Image Classification with Deep Reinforcement Active Learning
Mingyuan Jiu, Xuguang Song, Hichem Sahbi, Shupan Li, Yan Chen, Wei Guo, Lihua Guo, Mingliang Xu
TL;DR
This work tackles label-efficient image classification by introducing DRAL, a deep reinforcement learning based active learning framework that casts sample selection as a Markov decision process. It combines a margin-based pre-ranking with a learned actor–critic policy trained via Deep Deterministic Policy Gradient to adaptively select samples for labeling according to oracle feedback. DRAL demonstrates superior performance over traditional handcrafted active learning strategies on CIFAR-10, SVHN, and Fashion-MNIST, using ResNet-18 as the downstream learner and a budget-aware labeling process. The approach offers a practical and scalable path to maintain high accuracy with limited labeled data in dynamic learning environments.
Abstract
Deep learning is currently reaching outstanding performances on different tasks, including image classification, especially when using large neural networks. The success of these models is tributary to the availability of large collections of labeled training data. In many real-world scenarios, labeled data are scarce, and their hand-labeling is time, effort and cost demanding.

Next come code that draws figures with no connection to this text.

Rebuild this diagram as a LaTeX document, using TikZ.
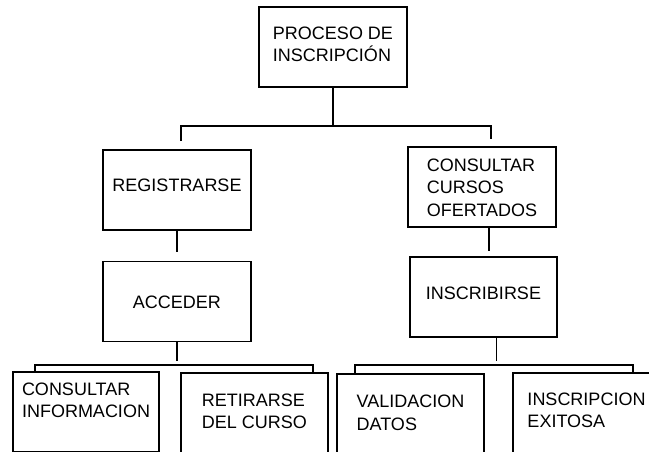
\documentclass[tikz,border=0pt]{standalone}
\usepackage{fontspec}
\setmainfont{Liberation Sans}
\tikzset{caja/.style={draw,minimum width=148pt,minimum height=80pt,align=left,text height=13pt,font=\fontsize{18}{22.5}\selectfont},
	dos/.style={text height=35.5pt}}
\begin{document}
\begin{tikzpicture}[x=1pt,y=-1pt,line width=1.3pt]
				\clip(0,0)rectangle(649,451);
				\node[caja,dos,text depth=6pt](proc)at(333,47){PROCESO DE\\INSCRIPCIÓN};
				\node[caja,text depth=10pt](reg)at(177,190){REGISTRARSE};
				\node[caja,text height=58pt,text depth=0pt](cons)at(482,187){CONSULTAR\\CURSOS\\OFERTADOS};
				\node[caja,text depth=0pt](acc)at(177,301.5){ACCEDER};
				\node[caja,text depth=8pt,minimum width=147pt](insc)at(483.5,297){INSCRIBIRSE};
				\node[caja,dos,text depth=24pt,minimum width=146pt](info)at(86,412){CONSULTAR\\INFORMACION};
				\node[caja,dos,text depth=4pt,minimum width=147pt](reti)at(254.5,413){RETIRARSE\\DEL CURSO};
				\node[caja,dos,text depth=3pt,minimum width=147pt](vali)at(410.5,414){VALIDACION\\DATOS};
				\node[caja,dos,text depth=6pt,minimum width=147pt](exit)at(586.5,413){INSCRIPCION\\EXITOSA};
				\coordinate(b1l)at(181,126);
				\coordinate(b1r)at(491,126);
				\coordinate(b2l)at(35,365);
				\coordinate(b2r)at(313,365);
				\coordinate(b3l)at(355,365);
				\coordinate(b3r)at(633,365);
				\draw(proc.south)--(proc.south|-b1l);
				\draw(b1l)++(0,15)--(b1l)--(b1r)--++(0,13);
				\draw[shorten >=9pt](reg.south)--(acc.north);
				\draw([xshift=7pt]cons.south)--++(0,23);
				\draw(acc.south)--++(0,19);
				\draw(b2l|-info.north)--(b2l)--(b2r)--(b2r|-reti.north);
				\draw([xshift=13pt]insc.south)--++(0,23);
				\draw(b3l|-vali.north)--(b3l)--(b3r)--(b3r|-exit.north);
			\end{tikzpicture}
\end{document}
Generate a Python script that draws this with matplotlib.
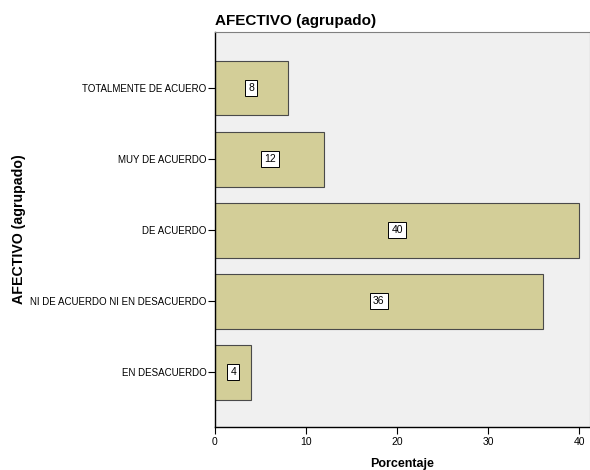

Active learning is an alternative paradigm that mitigates the effort in hand-labeling data, where only a small fraction is iteratively selected from a large pool of unlabeled data, and annotated by an expert (a.k.a oracle), and eventually used to update the learning models. However, existing active learning solutions are dependent on handcrafted strategies that may fail in highly variable learning environments (datasets, scenarios, etc). In this work, we devise an adaptive active learning method based on Markov Decision Process (MDP). Our framework leverages deep reinforcement learning and active learning together with a Deep Deterministic Policy Gradient (DDPG) in order to dynamically adapt sample selection strategies to the oracle's feedback and the learning environment. Extensive experiments conducted on three different image classification benchmarks show superior performances against several existing active learning strategies.